Traveling through Vegas and back

Wednesday, July 7th, 2004

I spent the long weekend in Willow Valley, AZ (just past Laughlin/Bullhead City, near the Colorado River) with my son and his family. I couldn’t find a direct flight out there so I flew into Las Vegas and drove through to Laughlin (which takes less than 2 hours). I haven’t done any traveling in a long time and when you don’t do something for a while, you forget how much you love it. I arrived in Vegas in the evening just after 7, and it took 2 hours to get a rental car and find my way to the highway, but once I got on that highway it felt so damn good. The moon was full (thank god, cause it was would’ve been dark as hell without it), and I didn’t really know how to get to where I was going when I first got on the road, but I worked that all out. Being on a highway I’d never been on before, driving through the occasional small patch of lit up town — I felt like a little girl — so excited, so adventurous. And I remembered again how much I enjoy seeing new places for the first time on my own. Traveling with friends and loved ones is fun, too, but there’s something slightly more raw about going by myself — I process things differently without someone else around to influence my mood or my perceptions.

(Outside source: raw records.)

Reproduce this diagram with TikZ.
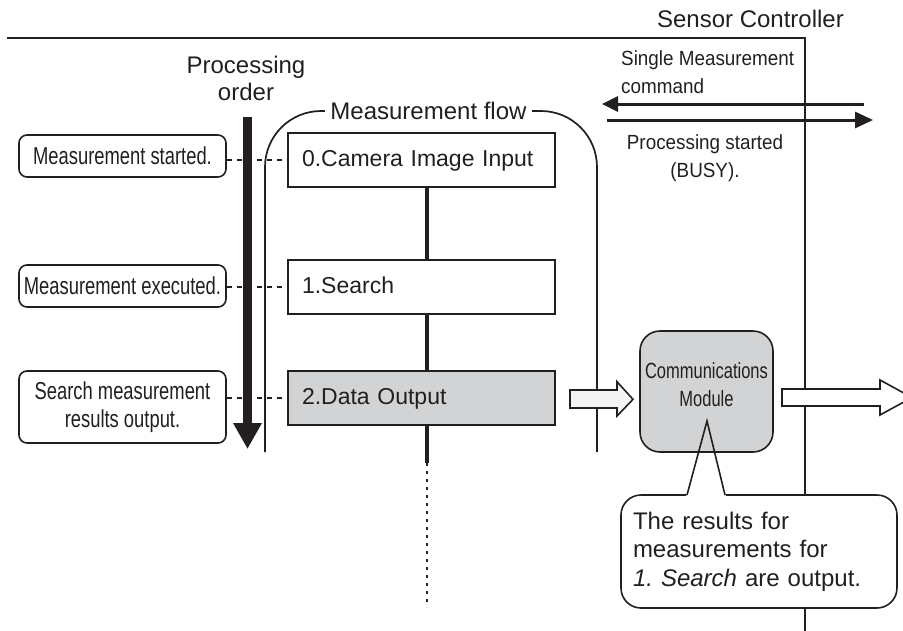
\documentclass[tikz,border=0pt]{standalone}
\usepackage{fontspec}
\setmainfont{Liberation Sans}
\newfontfamily\narrowfont[FakeStretch=0.75]{Liberation Sans}
\newfontfamily\semifont[FakeStretch=0.92]{Liberation Sans}
\usetikzlibrary{arrows.meta}
\definecolor{ink}{HTML}{231F20}
\definecolor{boxgray}{HTML}{D1D3D4}
\definecolor{arrowfill}{HTML}{F4F4F4}
\frenchspacing
\begin{document}
\begin{tikzpicture}[x=1pt,y=-1pt,
  every node/.style={text=ink},
  frameline/.style={draw=ink, line width=1.7pt},
  notebox/.style={draw=ink, line width=1.6pt, rounded corners=8pt, minimum width=207pt, inner sep=0pt,
    font=\narrowfont\fontsize{24.5}{28}\selectfont, align=center, fill=white},
  stepbox/.style={draw=ink, line width=1.8pt, minimum width=267pt, minimum height=54pt, inner xsep=14pt,
    inner ysep=0pt, text width=239pt, align=left, font=\fontsize{23}{27}\selectfont, text height=17pt, text depth=5pt},
  dashline/.style={draw=ink, line width=1.4pt, dash pattern=on 5pt off 5pt},
  stepline/.style={draw=ink, line width=3.2pt},
  dotline/.style={draw=ink, line width=2.6pt, dash pattern=on 2.6pt off 5.4pt},
  sigarrow/.style={draw=ink, line width=3pt},
  blockarrow/.style={draw=ink, line width=1.6pt, line join=miter},
  bigtext/.style={font=\fontsize{24}{27}\selectfont},
  semitext/.style={font=\semifont\fontsize{20.5}{28}\selectfont}
]
\useasboundingbox (0,0) rectangle (903,630);

% Sensor controller frame
\draw[frameline] (7,37.7) -- (805,37.7) -- (805,631);
\node[bigtext, anchor=base] (sc) at (750.5,27) {Sensor Controller};

% Measurement flow frame
\draw[frameline, rounded corners=56pt] (265,452) -- (265,111) -- (597,111) -- (597,452);
\node[bigtext, fill=white, inner xsep=5pt, inner ysep=0pt] (mf) at (428.5,110.5) {Measurement flow};

% steps
\node[stepbox] (s0) at (421.5,160) {0.Camera Image Input};
\node[stepbox] (s1) at (421.5,287) {1.Search};
\node[stepbox, fill=boxgray] (s2) at (421.5,398) {2.Data Output};
\coordinate (xl) at (427,0);
\coordinate (dotA) at (427,463);
\coordinate (dotB) at (427,607);
\draw[stepline] (s0.south -| xl) -- (s1.north -| xl);
\draw[stepline] (s1.south -| xl) -- (s2.north -| xl);
\draw[stepline] (s2.south -| xl) -- (dotA);
\draw[dotline] (dotA) -- (dotB);

% notes
\node[notebox, minimum height=42pt] (n0) at (122.5,156) {Measurement started.};
\node[notebox, minimum height=42pt] (n1) at (122.5,286) {Measurement executed.};
\node[notebox, minimum height=72pt] (n2) at (122.5,407) {Search measurement\\results output.};
\draw[dashline] (n0.east |- s0.west) -- (s0.west);
\draw[dashline] (n1.east |- s1.west) -- (s1.west);
\draw[dashline] (n2.east |- s2.west) -- (s2.west);

% processing order
\node[bigtext, align=center, anchor=base] (po) at (246,100.7) {Processing\\order};
\coordinate (poA) at (247.5,117);
\coordinate (poB) at (247.5,449);
\draw[draw=ink, line width=9pt, -{Triangle[length=26pt,width=27pt]}] (poA) -- (poB);

% signals
\coordinate (cmdR) at (864,104);
\coordinate (cmdL) at (602,104);
\coordinate (bsyL) at (607,120);
\coordinate (bsyR) at (873,120);
\draw[sigarrow, -{Triangle[length=16pt,width=15pt]}] (cmdR) -- (cmdL);
\draw[sigarrow, -{Triangle[length=18pt,width=16pt]}] (bsyL) -- (bsyR);
\node[semitext, align=left, anchor=base west, inner sep=0pt] (smc) at (621,93) {Single Measurement\\command};
\node[semitext, align=center, anchor=base, inner sep=0pt] (psb) at (705,177) {Processing started\\(BUSY).};

% callout (behind module)
\node[draw=ink, line width=1.6pt, fill=white, rounded corners=20pt, minimum width=276pt, minimum height=113pt,
  inner xsep=12pt, inner ysep=0pt, text width=252pt, align=left, font=\fontsize{24}{28.5}\selectfont]
  (co) at (759,551.5) {The results for\\measurements for\\\textit{1. Search} are output.};
\coordinate (ptL) at (687,495);
\coordinate (ptR) at (725,495);
\coordinate (ptT) at (707,421);
\fill[white] (686,496.6) -- (ptT) -- (726,496.6) -- cycle;

% communications module
\node[draw=ink, line width=1.6pt, fill=boxgray, rounded corners=20pt, minimum width=133pt, minimum height=121pt]
  (cm) at (706.5,391.5) {};
\node[align=center, font=\narrowfont\fontsize{22}{28}\selectfont, inner sep=0pt] (cmt) at (706.5,385) {Communications\\Module};
\draw[draw=ink, line width=1.6pt, line join=miter] (ptL) -- (ptT) -- (ptR);

% block arrows
\draw[blockarrow, fill=arrowfill] (570,390) -- (617,390) -- (617,381.7) -- (633,399.3) -- (617,416) -- (617,408) -- (570,408) -- cycle;
\draw[blockarrow, fill=white] (782,389) -- (880,389) -- (880,380) -- (912,397.5) -- (880,415) -- (880,406) -- (782,406) -- cycle;
\end{tikzpicture}
\end{document}
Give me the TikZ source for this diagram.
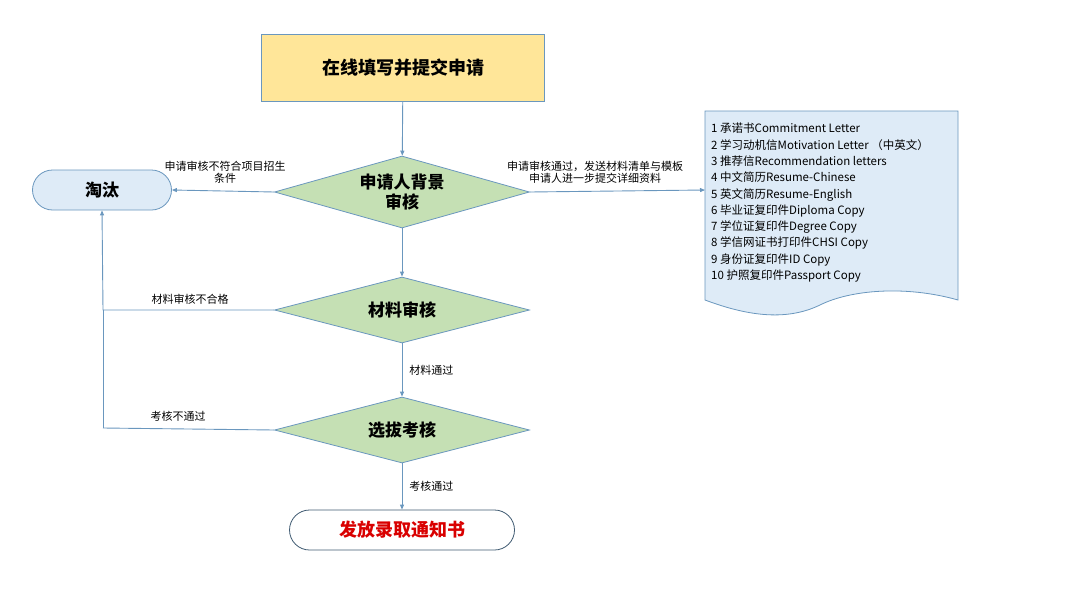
\documentclass[tikz,border=0pt]{standalone}
\usepackage{fontspec}
\setmainfont{Noto Sans CJK SC}
\usetikzlibrary{shapes.geometric,arrows.meta}
\definecolor{ln}{HTML}{6A97BE}
\definecolor{yel}{HTML}{FFE699}
\definecolor{grn}{HTML}{C5E0B4}
\definecolor{lb}{HTML}{DEEBF7}
\tikzset{
 conn/.style={draw=ln,line width=0.9pt,-{Triangle[length=5pt,width=4pt]}},
 dia/.style={diamond,draw=ln,fill=grn,line width=0.8pt,minimum width=255pt,minimum height=66pt,aspect=3.8,inner sep=0pt,font=\fontsize{17}{20}\bfseries,align=center},
 lab/.style={font=\fontsize{11}{12}\selectfont,align=center,inner sep=1pt}
}
\begin{document}
\begin{tikzpicture}[x=1pt,y=-1pt]
\useasboundingbox (0,0) rectangle (1080,608);
\node[draw=ln,fill=yel,line width=0.8pt,minimum width=283pt,minimum height=67pt,font=\fontsize{18}{20}\bfseries] (top) at (403,68) {在线填写并提交申请};
\node[dia,minimum height=72pt] (d1) at (402,192) {申请人背景\\审核};
\node[dia] (d2) at (402,310) {材料审核};
\node[dia] (d3) at (402,430) {选拔考核};
\node[draw=ln,fill=lb,line width=0.8pt,rounded corners=20pt,minimum width=139pt,minimum height=40pt,font=\fontsize{17}{20}\bfseries] (tt) at (102,190) {淘汰};
\node[draw=ln!60!black,fill=white,line width=0.8pt,rounded corners=20pt,minimum width=225pt,minimum height=40pt,font=\fontsize{18}{20}\bfseries,text=red!85!black] (fin) at (402,530) {发放录取通知书};
\coordinate (docl) at (705,190);
\draw[draw=ln,fill=lb,line width=0.8pt] (705,111) -- (958,111) -- (958,300) .. controls (905,285) and (850,290) .. (820,305) .. controls (785,322) and (745,315) .. (705,300) -- cycle;
\node[anchor=north west,align=left,font=\fontsize{11.5}{16.3}\selectfont,inner sep=0pt] (doc) at (711,123) {1 承诺书Commitment Letter\\2 学习动机信Motivation Letter （中英文）\\3 推荐信Recommendation letters\\4 中文简历Resume-Chinese\\5 英文简历Resume-English\\6 毕业证复印件Diploma Copy\\7 学位证复印件Degree Copy\\8 学信网证书打印件CHSI Copy\\9 身份证复印件ID Copy\\10 护照复印件Passport Copy};
\draw[conn] (top) -- (d1);
\draw[conn] (d1) -- (d2);
\draw[conn] (d2) -- node[lab,right,xshift=6pt]{材料通过} (d3);
\draw[conn] (d3) -- node[lab,right,xshift=6pt]{考核通过} (fin);
\draw[conn] (d1.west) -- (tt.east);
\node[lab] at (225,172) {申请审核不符合项目招生\\条件};
\draw[conn] (d1.east) -- (docl);
\node[lab] at (595,172) {申请审核通过，发送材料清单与模板\\申请人进一步提交详细资料};
\coordinate (c2) at (103,310);
\coordinate (c3) at (103,428);
\draw[draw=ln,line width=0.9pt] (d3.west) -- (c3);
\draw[conn] (d2.west) -- (c2) -- (tt.south);
\draw[draw=ln,line width=0.9pt] (c3) -- (c2);
\node[lab] at (190,299) {材料审核不合格};
\node[lab] at (178,416) {考核不通过};
\end{tikzpicture}
\end{document}
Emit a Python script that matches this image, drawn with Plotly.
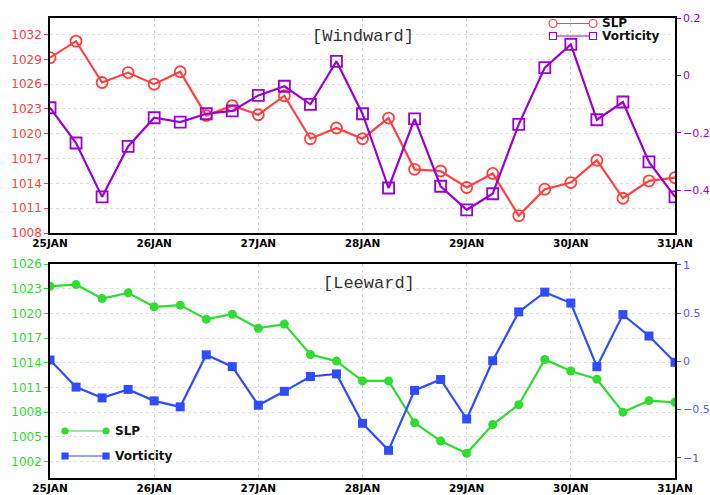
import plotly.graph_objects as go
import pandas as pd

times = pd.date_range("2000-01-25 00:00", periods=25, freq="6h")
day_ticks = pd.date_range("2000-01-25", periods=7, freq="D")
day_labels = ["25JAN", "26JAN", "27JAN", "28JAN", "29JAN", "30JAN", "31JAN"]

# Windward
slp_wind = [1029.2, 1031.2, 1026.2, 1027.4, 1026.0, 1027.5, 1022.2, 1023.4, 1022.3, 1024.6,
            1019.4, 1020.7, 1019.4, 1021.9, 1015.7, 1015.5, 1013.5, 1015.2, 1010.1, 1013.3,
            1014.1, 1016.8, 1012.2, 1014.3, 1014.7]
vor_wind = [-0.113, -0.236, -0.424, -0.248, -0.148, -0.163, -0.134, -0.124, -0.070, -0.038,
            -0.101, 0.049, -0.134, -0.393, -0.152, -0.387, -0.469, -0.413, -0.171, 0.027,
            0.108, -0.155, -0.093, -0.302, -0.424]
# Leeward
slp_lee = [1023.3, 1023.5, 1021.8, 1022.5, 1020.8, 1021.0, 1019.3, 1019.9, 1018.2, 1018.7,
           1015.0, 1014.2, 1011.8, 1011.8, 1006.7, 1004.5, 1003.0, 1006.5, 1008.9, 1014.4,
           1013.0, 1012.0, 1008.0, 1009.4, 1009.2]
vor_lee = [0.014, -0.267, -0.379, -0.291, -0.410, -0.472, 0.068, -0.055, -0.455, -0.311,
           -0.157, -0.130, -0.643, -0.923, -0.301, -0.188, -0.598, 0.007, 0.513, 0.718,
           0.605, -0.055, 0.485, 0.263, -0.010]

slp_wind_ticks = [1008, 1011, 1014, 1017, 1020, 1023, 1026, 1029, 1032]
vor_wind_ticks = [-0.4, -0.2, 0, 0.2]
slp_lee_ticks = [1002, 1005, 1008, 1011, 1014, 1017, 1020, 1023, 1026]
vor_lee_ticks = [-1, -0.5, 0, 0.5, 1]

RED = "#ff4040"
PURPLE = "#9b00d3"
GREEN = "#2fdc2f"
BLUE = "#2f4dff"

W, H = 710, 495
ML, MR, MT, MB = 50, 35, 18, 17
PW, PH = W - ML - MR, H - MT - MB


def px(x):
    return (x - ML) / PW


def py(y):
    return 1 - (y - MT) / PH


fig = go.Figure()
fig.add_trace(go.Scatter(x=times, y=slp_wind, name="SLP", mode="lines+markers",
                         line=dict(color=RED, width=2.2),
                         marker=dict(symbol="circle-open", size=11, color=RED, line=dict(width=1.8)),
                         xaxis="x", yaxis="y"))
fig.add_trace(go.Scatter(x=times, y=vor_wind, name="Vorticity", mode="lines+markers",
                         line=dict(color=PURPLE, width=2.2),
                         marker=dict(symbol="square-open", size=11, color=PURPLE, line=dict(width=1.8)),
                         xaxis="x", yaxis="y2"))
fig.add_trace(go.Scatter(x=times, y=slp_lee, name="SLP", mode="lines+markers",
                         line=dict(color=GREEN, width=2.2),
                         marker=dict(symbol="circle", size=9, color=GREEN),
                         xaxis="x2", yaxis="y3"))
fig.add_trace(go.Scatter(x=times, y=vor_lee, name="Vorticity", mode="lines+markers",
                         line=dict(color=BLUE, width=2.2),
                         marker=dict(symbol="square", size=9, color=BLUE),
                         xaxis="x2", yaxis="y4"))

xrange = [times[0], times[-1]]
common_x = dict(range=xrange, tickvals=day_ticks, ticktext=day_labels, showgrid=True,
                gridcolor="#d8d8d8", griddash="dot", gridwidth=1,
                showline=True, linecolor="black", linewidth=1.5, mirror=True,
                ticks="", automargin=False,
                tickfont=dict(family="DejaVu Sans", size=10.5, color="black", weight="bold"),
                zeroline=False)
common_y = dict(showline=True, linecolor="black", linewidth=1.5, ticks="outside", ticklen=4,
                zeroline=False, automargin=False)

# custom legends (decoration)
shapes = []
annotations = []


def legend_item(x1, x2, y, color, symbol, filled, text, size):
    shapes.append(dict(type="line", xref="paper", yref="paper", x0=px(x1), x1=px(x2),
                       y0=py(y), y1=py(y), line=dict(color=color, width=1)))
    for xc in (x1, x2):
        shapes.append(dict(type="circle" if symbol == "circle" else "rect",
                           xref="paper", yref="paper", xsizemode="pixel", ysizemode="pixel",
                           xanchor=px(xc), yanchor=py(y),
                           x0=-size / 2, x1=size / 2, y0=-size / 2, y1=size / 2,
                           line=dict(color=color, width=1.2),
                           fillcolor=color if filled else "white"))
    annotations.append(dict(text=text, x=px(x2 + 7), y=py(y), xref="paper", yref="paper",
                            showarrow=False, xanchor="left", yanchor="middle",
                            font=dict(family="DejaVu Sans", size=12, color="#111111", weight="bold")))


legend_item(553, 593, 23.5, RED, "circle", False, "SLP", 8)
legend_item(553, 593, 36, PURPLE, "square", False, "Vorticity", 7)
legend_item(65, 106, 431, GREEN, "circle", True, "SLP", 6)
legend_item(65, 106, 456, BLUE, "square", True, "Vorticity", 6)

annotations += [
    dict(text="[Windward]", x=px(362.5), y=py(37), xref="paper", yref="paper", showarrow=False,
         xanchor="center", yanchor="middle",
         font=dict(family="Liberation Mono", size=17, color="#333333")),
    dict(text="[Leeward]", x=px(369), y=py(283), xref="paper", yref="paper", showarrow=False,
         xanchor="center", yanchor="middle",
         font=dict(family="Liberation Mono", size=17, color="#333333")),
]

top_dom = [py(233), 1]
bot_dom = [0, py(264)]

fig.update_layout(
    width=W, height=H,
    margin=dict(l=ML, r=MR, t=MT, b=MB),
    paper_bgcolor="white", plot_bgcolor="white",
    showlegend=False,
    xaxis=dict(domain=[0, 1], anchor="y", **common_x),
    xaxis2=dict(domain=[0, 1], anchor="y3", **common_x),
    yaxis=dict(domain=top_dom, range=[1008, 1034], tickvals=slp_wind_ticks,
               tickfont=dict(family="DejaVu Sans", size=12, color=RED), tickcolor=RED,
               showgrid=True, gridcolor="#dedede", griddash="dot", **common_y),
    yaxis2=dict(overlaying="y", side="right", anchor="x", range=[-0.55, 0.2], tickvals=vor_wind_ticks,
                tickfont=dict(family="DejaVu Sans", size=11, color=PURPLE), tickcolor=PURPLE,
                showgrid=False, **common_y),
    yaxis3=dict(domain=bot_dom, anchor="x2", range=[1000, 1026], tickvals=slp_lee_ticks,
                tickfont=dict(family="DejaVu Sans", size=12, color=GREEN), tickcolor=GREEN,
                showgrid=True, gridcolor="#dedede", griddash="dot", **common_y),
    yaxis4=dict(overlaying="y3", side="right", anchor="x2", range=[-1.21, 1.01], tickvals=vor_lee_ticks,
                tickfont=dict(family="DejaVu Sans", size=11, color="#5a5aff"), tickcolor=BLUE,
                showgrid=False, **common_y),
    shapes=shapes,
    annotations=annotations,
)

fig.write_html("out.html", config={"displayModeBar": False},
               post_script="document.body.style.margin='0px';document.body.style.padding='0px';")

And I had so much fun hanging out with the family. That part of my family is something of an anomaly in my life. Everyone they know seems to think it’s weird that I’m such a part of their lives (ex old lady hanging out with the new wife). And from an outsider’s view, I don’t quite fit in (just look at the photos :), but I have so much fun with them — I don’t get to do it very often so every time I do it’s like realizing for the first time (again) how much I enjoy being with them. We had a giant brawl on Saturday night, but by Sunday afternoon were sitting on the beach again, by the river, enjoying ourselves (almost) as though nothing happened. And I love that we can do that — talk through the worst shit and still be friends. And that my son gets to see that — not that I want him to see that — but I like that he sees that we work through our crap together because of him. Because if it wasn’t for him, they wouldn’t be a part of my life in any way.

Josh is getting so mature. We had our little sex talk. And we talked about drugs and alcohol and smoking (I’ve been hearing so many commercials lately about how kids whose parents talk about it are less likely to do it :). He told me about a friend of his who’s fucked up beyond anything I can even imagine — at 11 years old his father kicked him out of the house one night and he slept in the driveway of a dairy by Josh’s house cause he couldn’t wake anyone up at 2 in the morning. How can you do that to an 11 year old child? It breaks my heart.

But besides all that seriousness, we had fun in the water, chasing uncle Casey around on the Seadoo, playing games in the sand, throwing rocks. It was hotter than anything I’ve experienced for a while, but even that was novel and enjoyable.

And on the way back — I couldn’t drive through Vegas without at least stopping once and playing roulette so I spent 20 bucks in New York New York after having a nice breakfast on Monday morning. There’s something about Vegas, too, that’s so exciting — leaving there on Friday night, the lights got to me. It’s not so impressive during the day, but the hotels are so big, there’re so many people wandering around — you can’t help but be drawn in a little. It took me over 12 hours to finally get back to my house from the time I started out in the morning. That breakfast and the really sweet old dealer at the roulette table flirting with me, was the best thing that happened all day.